> **GOAL**: Select from the records below every line that has the word "this" in it.

> **GIVEN RECORDS**:
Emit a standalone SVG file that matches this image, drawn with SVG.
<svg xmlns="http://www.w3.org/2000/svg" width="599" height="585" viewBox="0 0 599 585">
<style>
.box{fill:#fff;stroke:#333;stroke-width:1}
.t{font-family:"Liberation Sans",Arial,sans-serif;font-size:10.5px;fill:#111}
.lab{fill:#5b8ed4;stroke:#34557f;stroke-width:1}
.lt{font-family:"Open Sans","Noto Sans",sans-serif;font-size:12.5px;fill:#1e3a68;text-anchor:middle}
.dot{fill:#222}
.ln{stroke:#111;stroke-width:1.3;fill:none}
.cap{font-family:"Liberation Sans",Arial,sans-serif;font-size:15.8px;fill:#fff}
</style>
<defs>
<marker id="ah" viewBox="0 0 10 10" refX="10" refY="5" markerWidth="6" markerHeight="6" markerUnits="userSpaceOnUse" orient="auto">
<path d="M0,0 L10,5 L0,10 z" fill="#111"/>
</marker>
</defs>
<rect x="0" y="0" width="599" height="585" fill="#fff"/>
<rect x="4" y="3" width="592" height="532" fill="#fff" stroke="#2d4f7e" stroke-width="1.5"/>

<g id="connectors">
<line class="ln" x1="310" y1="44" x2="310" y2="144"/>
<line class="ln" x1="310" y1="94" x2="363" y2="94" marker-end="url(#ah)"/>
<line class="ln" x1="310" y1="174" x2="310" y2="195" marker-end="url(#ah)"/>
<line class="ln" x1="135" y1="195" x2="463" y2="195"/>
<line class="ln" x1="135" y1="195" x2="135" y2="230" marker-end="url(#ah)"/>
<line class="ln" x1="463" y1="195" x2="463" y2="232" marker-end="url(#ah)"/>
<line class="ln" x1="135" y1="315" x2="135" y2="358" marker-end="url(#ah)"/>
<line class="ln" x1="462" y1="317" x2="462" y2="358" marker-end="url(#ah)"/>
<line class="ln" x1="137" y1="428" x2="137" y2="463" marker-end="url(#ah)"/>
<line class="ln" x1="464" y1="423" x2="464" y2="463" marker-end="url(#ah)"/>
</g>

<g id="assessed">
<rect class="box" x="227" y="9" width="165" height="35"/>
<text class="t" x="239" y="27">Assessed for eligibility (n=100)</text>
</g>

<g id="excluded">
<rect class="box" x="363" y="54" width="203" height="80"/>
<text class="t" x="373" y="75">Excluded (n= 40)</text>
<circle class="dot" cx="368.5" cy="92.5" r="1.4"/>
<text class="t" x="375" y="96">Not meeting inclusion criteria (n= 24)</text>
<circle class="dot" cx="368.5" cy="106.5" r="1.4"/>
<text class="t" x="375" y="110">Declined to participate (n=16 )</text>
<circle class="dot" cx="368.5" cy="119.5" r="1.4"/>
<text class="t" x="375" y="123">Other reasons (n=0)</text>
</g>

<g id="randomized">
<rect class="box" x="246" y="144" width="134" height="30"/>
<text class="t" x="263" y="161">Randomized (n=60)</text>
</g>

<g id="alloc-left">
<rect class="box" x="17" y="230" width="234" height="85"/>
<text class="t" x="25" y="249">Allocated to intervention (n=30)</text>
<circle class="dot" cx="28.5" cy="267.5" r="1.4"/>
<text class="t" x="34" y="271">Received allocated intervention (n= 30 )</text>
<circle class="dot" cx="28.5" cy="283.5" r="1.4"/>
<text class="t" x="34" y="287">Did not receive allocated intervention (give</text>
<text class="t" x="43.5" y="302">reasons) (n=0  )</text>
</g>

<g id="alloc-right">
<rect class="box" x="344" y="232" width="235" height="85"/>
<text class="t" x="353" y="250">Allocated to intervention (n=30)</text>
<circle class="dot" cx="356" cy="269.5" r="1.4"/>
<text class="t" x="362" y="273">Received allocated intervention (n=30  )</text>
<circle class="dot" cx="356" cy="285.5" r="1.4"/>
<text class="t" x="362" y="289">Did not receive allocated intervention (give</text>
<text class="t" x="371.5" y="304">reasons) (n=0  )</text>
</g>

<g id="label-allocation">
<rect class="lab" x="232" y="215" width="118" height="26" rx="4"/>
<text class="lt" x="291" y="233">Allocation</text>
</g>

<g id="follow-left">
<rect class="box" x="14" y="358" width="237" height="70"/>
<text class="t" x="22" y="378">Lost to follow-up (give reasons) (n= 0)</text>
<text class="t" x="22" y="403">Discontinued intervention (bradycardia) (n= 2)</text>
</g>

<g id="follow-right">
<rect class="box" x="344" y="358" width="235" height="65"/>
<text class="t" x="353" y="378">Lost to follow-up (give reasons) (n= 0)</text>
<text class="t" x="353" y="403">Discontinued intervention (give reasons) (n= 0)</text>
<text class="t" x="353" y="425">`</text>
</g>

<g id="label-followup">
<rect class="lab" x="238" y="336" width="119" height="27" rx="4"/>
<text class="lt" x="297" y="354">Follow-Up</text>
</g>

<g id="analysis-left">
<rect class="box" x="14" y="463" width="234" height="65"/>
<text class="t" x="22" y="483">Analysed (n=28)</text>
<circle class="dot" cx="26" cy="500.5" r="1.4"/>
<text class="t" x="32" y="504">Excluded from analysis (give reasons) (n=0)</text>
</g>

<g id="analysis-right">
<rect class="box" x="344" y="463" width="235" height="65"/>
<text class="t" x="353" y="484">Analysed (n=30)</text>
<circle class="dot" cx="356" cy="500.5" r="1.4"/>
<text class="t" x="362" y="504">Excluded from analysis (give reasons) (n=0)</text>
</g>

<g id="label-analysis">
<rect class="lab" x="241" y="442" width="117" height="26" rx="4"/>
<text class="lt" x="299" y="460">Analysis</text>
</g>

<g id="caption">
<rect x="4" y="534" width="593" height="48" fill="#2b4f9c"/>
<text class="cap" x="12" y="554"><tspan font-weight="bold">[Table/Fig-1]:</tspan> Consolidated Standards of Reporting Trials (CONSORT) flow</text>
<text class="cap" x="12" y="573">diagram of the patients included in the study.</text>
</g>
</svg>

---

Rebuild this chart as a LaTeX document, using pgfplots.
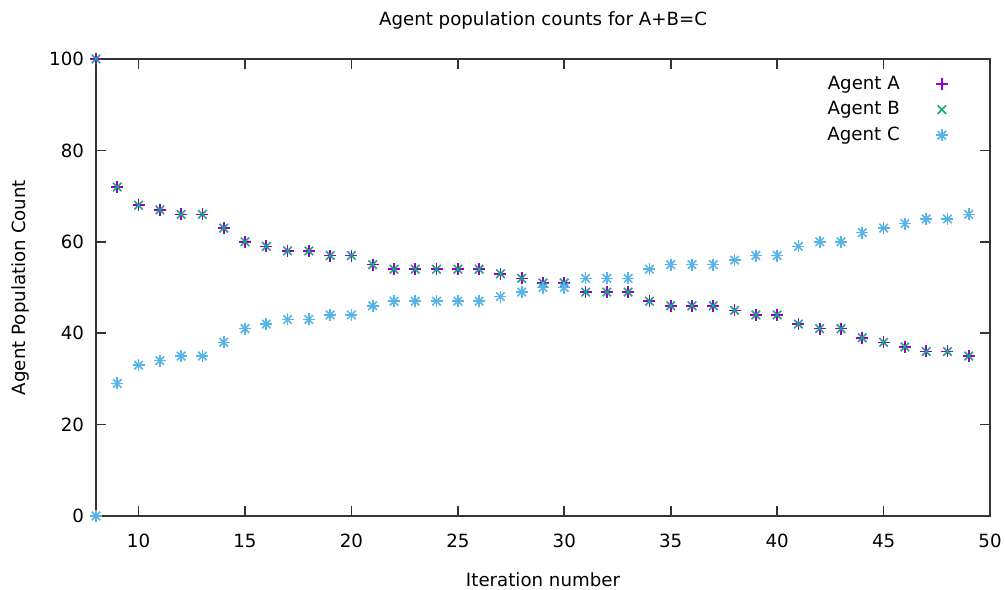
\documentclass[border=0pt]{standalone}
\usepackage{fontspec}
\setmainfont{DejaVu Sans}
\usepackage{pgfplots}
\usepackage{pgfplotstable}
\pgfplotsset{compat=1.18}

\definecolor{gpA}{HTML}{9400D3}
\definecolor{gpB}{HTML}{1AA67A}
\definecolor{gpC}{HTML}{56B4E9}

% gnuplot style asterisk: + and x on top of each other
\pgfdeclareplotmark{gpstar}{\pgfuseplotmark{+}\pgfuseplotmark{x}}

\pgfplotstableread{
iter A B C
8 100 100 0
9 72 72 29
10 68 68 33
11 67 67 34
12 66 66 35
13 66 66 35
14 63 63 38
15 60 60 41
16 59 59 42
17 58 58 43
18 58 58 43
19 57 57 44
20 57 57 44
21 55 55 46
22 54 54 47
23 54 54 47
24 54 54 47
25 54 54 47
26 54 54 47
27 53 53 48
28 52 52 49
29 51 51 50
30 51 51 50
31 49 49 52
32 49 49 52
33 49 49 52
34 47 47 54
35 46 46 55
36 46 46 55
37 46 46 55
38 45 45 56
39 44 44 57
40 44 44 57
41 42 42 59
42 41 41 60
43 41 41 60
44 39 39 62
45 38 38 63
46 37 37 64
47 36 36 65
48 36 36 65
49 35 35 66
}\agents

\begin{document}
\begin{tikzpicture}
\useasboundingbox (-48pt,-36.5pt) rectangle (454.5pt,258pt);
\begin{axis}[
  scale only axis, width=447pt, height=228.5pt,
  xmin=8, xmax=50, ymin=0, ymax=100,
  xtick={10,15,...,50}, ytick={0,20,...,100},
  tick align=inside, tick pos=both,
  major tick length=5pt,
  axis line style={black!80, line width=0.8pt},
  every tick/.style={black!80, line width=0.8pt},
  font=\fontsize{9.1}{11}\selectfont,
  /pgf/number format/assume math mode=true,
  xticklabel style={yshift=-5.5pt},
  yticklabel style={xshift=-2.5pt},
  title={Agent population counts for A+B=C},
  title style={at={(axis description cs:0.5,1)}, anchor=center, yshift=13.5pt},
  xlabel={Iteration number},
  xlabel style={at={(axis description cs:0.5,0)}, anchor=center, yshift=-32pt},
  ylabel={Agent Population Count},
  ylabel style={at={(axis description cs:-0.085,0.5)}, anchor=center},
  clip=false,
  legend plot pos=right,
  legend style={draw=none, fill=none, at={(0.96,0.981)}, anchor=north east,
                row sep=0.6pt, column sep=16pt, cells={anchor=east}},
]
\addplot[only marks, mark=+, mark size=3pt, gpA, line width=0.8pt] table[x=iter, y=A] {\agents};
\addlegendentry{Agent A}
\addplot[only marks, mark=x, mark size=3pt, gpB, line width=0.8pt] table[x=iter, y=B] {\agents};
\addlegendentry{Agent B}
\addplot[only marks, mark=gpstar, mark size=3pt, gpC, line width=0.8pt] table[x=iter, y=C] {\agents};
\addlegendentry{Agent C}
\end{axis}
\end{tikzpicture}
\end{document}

> **THE REPLY**:
Emit a standalone SVG file that matches this image, drawn with SVG.
Rebuild this chart as a LaTeX document, using pgfplots.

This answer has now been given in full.